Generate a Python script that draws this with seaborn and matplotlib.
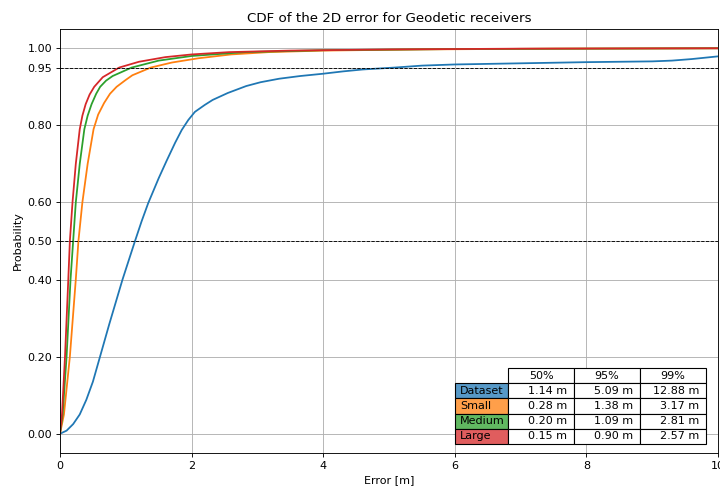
import matplotlib
matplotlib.use("Agg")
import matplotlib.pyplot as plt
import seaborn as sns
import pandas as pd
import numpy as np

# ---- data ----
dataset_x = [0, 0.1, 0.2, 0.3, 0.4, 0.5, 0.6, 0.75, 0.95, 1.14, 1.24, 1.34, 1.5, 1.62,
             1.75, 1.85, 1.95, 2.05, 2.2, 2.32, 2.55, 2.83, 3.05, 3.33, 3.65, 4.0, 4.3,
             4.6, 5.09, 5.5, 6.0, 7.0, 8.0, 9.0, 9.3, 9.6, 10.0]
dataset_y = [0, 0.008, 0.025, 0.05, 0.088, 0.135, 0.195, 0.285, 0.4, 0.5, 0.551, 0.598,
             0.663, 0.708, 0.755, 0.788, 0.814, 0.835, 0.853, 0.866, 0.884, 0.902,
             0.912, 0.921, 0.928, 0.934, 0.94, 0.945, 0.95, 0.955, 0.958, 0.961, 0.964,
             0.966, 0.968, 0.972, 0.979]

small_x = [0, 0.06, 0.15, 0.24, 0.28, 0.34, 0.42, 0.51, 0.58, 0.67, 0.76, 0.86, 1.0,
           1.1, 1.38, 1.7, 2.1, 2.6, 3.17, 4.0, 5.5, 7.5, 10.0]
small_y = [0, 0.05, 0.2, 0.4, 0.5, 0.6, 0.7, 0.79, 0.828, 0.858, 0.882, 0.9, 0.918,
           0.93, 0.95, 0.963, 0.974, 0.984, 0.99, 0.994, 0.997, 0.999, 1.0]

medium_x = [0, 0.04, 0.10, 0.16, 0.20, 0.24, 0.30, 0.37, 0.42, 0.48, 0.55, 0.61, 0.70,
            0.80, 1.09, 1.5, 2.0, 2.81, 4.0, 6.0, 10.0]
medium_y = [0, 0.05, 0.2, 0.4, 0.5, 0.6, 0.7, 0.79, 0.825, 0.855, 0.882, 0.9, 0.916,
            0.928, 0.95, 0.968, 0.98, 0.99, 0.995, 0.998, 1.0]

large_x = [0, 0.03, 0.076, 0.126, 0.15, 0.19, 0.24, 0.30, 0.34, 0.39, 0.45, 0.52, 0.65,
           0.90, 1.2, 1.6, 2.0, 2.57, 3.5, 5.0, 7.0, 10.0]
large_y = [0, 0.05, 0.2, 0.4, 0.5, 0.6, 0.7, 0.79, 0.825, 0.855, 0.88, 0.9, 0.925,
           0.95, 0.965, 0.977, 0.984, 0.99, 0.994, 0.997, 0.999, 1.0]

series_names = ["Dataset", "Small", "Medium", "Large"]
col_labels = ["50%", "95%", "99%"]
table_text = [["1.14 m", "5.09 m", "12.88 m"],
              ["0.28 m", "1.38 m", "3.17 m"],
              ["0.20 m", "1.09 m", "2.81 m"],
              ["0.15 m", "0.90 m", "2.57 m"]]
ref_levels = [0.95, 0.5]
y_ticks = [0.0, 0.2, 0.4, 0.5, 0.6, 0.8, 0.95, 1.0]

colors = ["#1f77b4", "#ff7f0e", "#2ca02c", "#d62728"]

frames = []
for name, xs, ys in zip(series_names,
                        [dataset_x, small_x, medium_x, large_x],
                        [dataset_y, small_y, medium_y, large_y]):
    frames.append(pd.DataFrame({"Error": xs, "Probability": ys, "Series": name}))
df = pd.concat(frames, ignore_index=True)

fig = plt.figure(figsize=(9.0, 6.075), dpi=80)
ax = fig.add_axes([60 / 720, (486 - 453) / 486, 658 / 720, 424 / 486])

sns.lineplot(data=df, x="Error", y="Probability", hue="Series",
             palette=dict(zip(series_names, colors)), estimator=None,
             sort=False, legend=False, linewidth=1.6, ax=ax)

for lv in ref_levels:
    ax.axhline(lv, color="black", linestyle="--", linewidth=0.8, zorder=3)

ax.set_xlim(0, 10)
ax.set_ylim(-0.05, 1.05)
ax.set_yticks(y_ticks)
ax.set_yticklabels([f"{v:.2f}" for v in y_ticks])
ax.set_xticks([0, 2, 4, 6, 8, 10])
ax.grid(True, color="#b0b0b0", linewidth=0.8)
ax.set_axisbelow(True)
ax.set_title("CDF of the 2D error for Geodetic receivers", fontsize=12)
ax.set_xlabel("Error [m]", fontsize=10)
ax.set_ylabel("Probability", fontsize=10)


def blend(hexcol, a=0.75):
    r, g, b = matplotlib.colors.to_rgb(hexcol)
    return (a * r + (1 - a), a * g + (1 - a), a * b + (1 - a))


tbl = ax.table(cellText=table_text, rowLabels=series_names, colLabels=col_labels,
               rowColours=[blend(c) for c in colors],
               bbox=[(508 - 60) / 658, 9 / 424, 198 / 658, 76 / 424], zorder=5)
tbl.auto_set_font_size(False)
tbl.set_fontsize(10)
tbl._autoColumns = []
for (r, c), cell in tbl.get_celld().items():
    cell.set_width((53.0 if c == -1 else 66.0) / 658)
    cell.set_height(15.0 / 424)

fig.savefig("out.png", dpi=80)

# # # # # # #

_PROBLEM REQUIREMENTS_
Exactly as written, please give again the lines from the beginning of the listing through the line containing "import numpy as np", inclusive, without any pictures.

_FULL SOLUTION_
Generate a Python script that draws this with seaborn and matplotlib.
import matplotlib
matplotlib.use("Agg")
import matplotlib.pyplot as plt
import seaborn as sns
import pandas as pd
import numpy as np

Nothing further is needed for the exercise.